**STATED TASK**
Narrow the data below down to the lines containing "figure".

**AVAILABLE DATA**

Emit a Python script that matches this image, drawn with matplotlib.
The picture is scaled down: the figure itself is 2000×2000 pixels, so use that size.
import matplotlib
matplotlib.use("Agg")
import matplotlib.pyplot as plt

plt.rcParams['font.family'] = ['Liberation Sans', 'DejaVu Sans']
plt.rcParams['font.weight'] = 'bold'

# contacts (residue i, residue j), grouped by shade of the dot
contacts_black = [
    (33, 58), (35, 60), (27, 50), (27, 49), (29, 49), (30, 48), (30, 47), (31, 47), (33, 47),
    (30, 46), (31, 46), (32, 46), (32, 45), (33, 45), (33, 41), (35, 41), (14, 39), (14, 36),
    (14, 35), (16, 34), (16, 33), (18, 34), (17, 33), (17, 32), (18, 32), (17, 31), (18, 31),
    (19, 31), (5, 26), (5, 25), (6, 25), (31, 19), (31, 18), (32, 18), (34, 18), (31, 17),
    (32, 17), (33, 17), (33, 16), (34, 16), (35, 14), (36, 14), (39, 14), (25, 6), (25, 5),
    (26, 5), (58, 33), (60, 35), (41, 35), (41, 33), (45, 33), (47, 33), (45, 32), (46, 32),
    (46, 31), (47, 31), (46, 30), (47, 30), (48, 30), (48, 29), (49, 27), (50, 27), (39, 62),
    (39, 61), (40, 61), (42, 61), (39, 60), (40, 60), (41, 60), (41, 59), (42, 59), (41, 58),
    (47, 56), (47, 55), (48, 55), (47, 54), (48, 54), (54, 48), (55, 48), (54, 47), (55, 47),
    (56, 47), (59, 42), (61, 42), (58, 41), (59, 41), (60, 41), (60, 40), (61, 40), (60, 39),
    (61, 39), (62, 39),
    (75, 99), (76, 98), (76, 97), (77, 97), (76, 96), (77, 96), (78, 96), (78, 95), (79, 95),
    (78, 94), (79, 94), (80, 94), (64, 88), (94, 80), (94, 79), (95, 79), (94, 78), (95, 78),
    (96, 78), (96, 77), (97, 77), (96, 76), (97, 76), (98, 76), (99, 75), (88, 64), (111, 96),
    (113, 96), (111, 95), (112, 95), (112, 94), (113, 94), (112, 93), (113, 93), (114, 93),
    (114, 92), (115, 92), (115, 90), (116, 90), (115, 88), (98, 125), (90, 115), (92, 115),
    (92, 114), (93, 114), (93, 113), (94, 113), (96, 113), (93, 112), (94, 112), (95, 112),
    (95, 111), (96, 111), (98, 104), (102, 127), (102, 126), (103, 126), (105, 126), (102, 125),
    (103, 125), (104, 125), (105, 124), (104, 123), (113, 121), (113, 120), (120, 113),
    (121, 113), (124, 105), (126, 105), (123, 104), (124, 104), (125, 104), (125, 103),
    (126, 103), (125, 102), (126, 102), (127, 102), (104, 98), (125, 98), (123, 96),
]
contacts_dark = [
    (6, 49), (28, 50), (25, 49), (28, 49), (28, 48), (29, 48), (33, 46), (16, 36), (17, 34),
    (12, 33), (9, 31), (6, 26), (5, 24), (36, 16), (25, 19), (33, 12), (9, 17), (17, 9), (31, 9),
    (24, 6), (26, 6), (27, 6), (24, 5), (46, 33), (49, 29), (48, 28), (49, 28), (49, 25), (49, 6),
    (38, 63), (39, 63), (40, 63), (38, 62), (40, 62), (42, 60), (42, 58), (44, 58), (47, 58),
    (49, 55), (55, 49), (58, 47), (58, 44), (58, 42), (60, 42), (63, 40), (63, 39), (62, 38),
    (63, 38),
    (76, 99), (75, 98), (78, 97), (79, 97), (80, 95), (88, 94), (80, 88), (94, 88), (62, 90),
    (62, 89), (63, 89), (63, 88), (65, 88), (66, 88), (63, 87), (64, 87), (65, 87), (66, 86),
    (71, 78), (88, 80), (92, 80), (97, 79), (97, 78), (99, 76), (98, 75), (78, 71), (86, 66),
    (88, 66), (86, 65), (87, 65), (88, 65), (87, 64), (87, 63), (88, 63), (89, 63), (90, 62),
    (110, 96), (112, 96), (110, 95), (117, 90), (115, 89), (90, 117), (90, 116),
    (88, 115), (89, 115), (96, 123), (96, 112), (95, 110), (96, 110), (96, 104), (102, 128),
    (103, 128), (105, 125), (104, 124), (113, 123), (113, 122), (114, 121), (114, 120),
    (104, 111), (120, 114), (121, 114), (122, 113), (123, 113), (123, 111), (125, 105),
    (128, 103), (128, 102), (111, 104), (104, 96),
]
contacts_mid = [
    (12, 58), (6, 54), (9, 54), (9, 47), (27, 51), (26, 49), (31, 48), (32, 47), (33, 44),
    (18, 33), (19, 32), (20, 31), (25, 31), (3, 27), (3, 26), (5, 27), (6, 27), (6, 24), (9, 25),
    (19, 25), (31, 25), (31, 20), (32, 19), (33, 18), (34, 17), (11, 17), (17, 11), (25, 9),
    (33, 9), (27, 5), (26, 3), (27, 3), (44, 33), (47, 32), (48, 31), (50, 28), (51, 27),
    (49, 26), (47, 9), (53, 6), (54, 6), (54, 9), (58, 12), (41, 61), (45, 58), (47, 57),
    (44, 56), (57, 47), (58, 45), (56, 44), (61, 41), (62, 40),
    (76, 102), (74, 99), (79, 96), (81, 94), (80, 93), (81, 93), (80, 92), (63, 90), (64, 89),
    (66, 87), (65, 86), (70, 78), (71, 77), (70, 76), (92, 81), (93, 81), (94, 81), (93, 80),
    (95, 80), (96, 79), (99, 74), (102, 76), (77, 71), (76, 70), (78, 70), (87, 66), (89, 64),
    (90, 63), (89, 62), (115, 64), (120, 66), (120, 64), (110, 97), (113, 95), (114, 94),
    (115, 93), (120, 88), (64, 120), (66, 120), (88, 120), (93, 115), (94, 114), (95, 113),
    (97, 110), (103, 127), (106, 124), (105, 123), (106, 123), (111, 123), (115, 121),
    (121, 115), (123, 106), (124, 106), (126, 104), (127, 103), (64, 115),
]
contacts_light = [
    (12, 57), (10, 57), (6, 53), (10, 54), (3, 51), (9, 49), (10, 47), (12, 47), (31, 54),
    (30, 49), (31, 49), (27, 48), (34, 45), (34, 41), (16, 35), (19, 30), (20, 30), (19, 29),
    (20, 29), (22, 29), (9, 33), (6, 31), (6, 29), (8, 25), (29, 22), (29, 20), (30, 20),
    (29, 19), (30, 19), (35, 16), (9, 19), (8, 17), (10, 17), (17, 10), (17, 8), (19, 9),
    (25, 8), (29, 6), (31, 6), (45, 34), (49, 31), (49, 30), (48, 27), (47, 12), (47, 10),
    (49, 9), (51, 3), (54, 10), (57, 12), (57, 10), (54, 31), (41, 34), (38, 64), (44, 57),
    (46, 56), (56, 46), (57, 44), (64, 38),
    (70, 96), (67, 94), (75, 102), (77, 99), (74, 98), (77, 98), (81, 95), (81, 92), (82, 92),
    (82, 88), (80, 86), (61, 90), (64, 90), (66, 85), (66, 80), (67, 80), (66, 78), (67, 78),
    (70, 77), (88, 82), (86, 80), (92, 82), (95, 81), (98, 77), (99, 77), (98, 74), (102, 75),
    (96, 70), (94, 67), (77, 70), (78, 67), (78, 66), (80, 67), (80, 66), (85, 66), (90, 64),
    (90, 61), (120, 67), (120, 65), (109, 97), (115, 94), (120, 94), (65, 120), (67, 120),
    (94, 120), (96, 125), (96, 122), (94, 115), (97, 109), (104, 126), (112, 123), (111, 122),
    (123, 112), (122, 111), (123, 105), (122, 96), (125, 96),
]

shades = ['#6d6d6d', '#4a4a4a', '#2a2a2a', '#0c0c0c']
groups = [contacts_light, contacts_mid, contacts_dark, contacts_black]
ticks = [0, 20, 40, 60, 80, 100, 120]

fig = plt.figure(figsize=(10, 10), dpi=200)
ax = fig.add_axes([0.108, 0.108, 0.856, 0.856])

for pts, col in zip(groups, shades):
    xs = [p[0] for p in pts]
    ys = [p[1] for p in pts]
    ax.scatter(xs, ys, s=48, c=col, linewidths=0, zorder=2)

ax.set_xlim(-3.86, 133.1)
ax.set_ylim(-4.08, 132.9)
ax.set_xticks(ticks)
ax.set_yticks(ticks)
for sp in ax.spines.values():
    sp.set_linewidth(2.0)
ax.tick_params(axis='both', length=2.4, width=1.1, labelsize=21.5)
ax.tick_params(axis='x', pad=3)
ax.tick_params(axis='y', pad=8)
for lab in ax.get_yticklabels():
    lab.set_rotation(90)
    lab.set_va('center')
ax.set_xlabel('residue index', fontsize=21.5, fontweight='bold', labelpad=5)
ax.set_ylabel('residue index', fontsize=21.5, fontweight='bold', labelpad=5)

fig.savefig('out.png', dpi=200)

**CORRECT RESPONSE**
The picture is scaled down: the figure itself is 2000×2000 pixels, so use that size.
fig = plt.figure(figsize=(10, 10), dpi=200)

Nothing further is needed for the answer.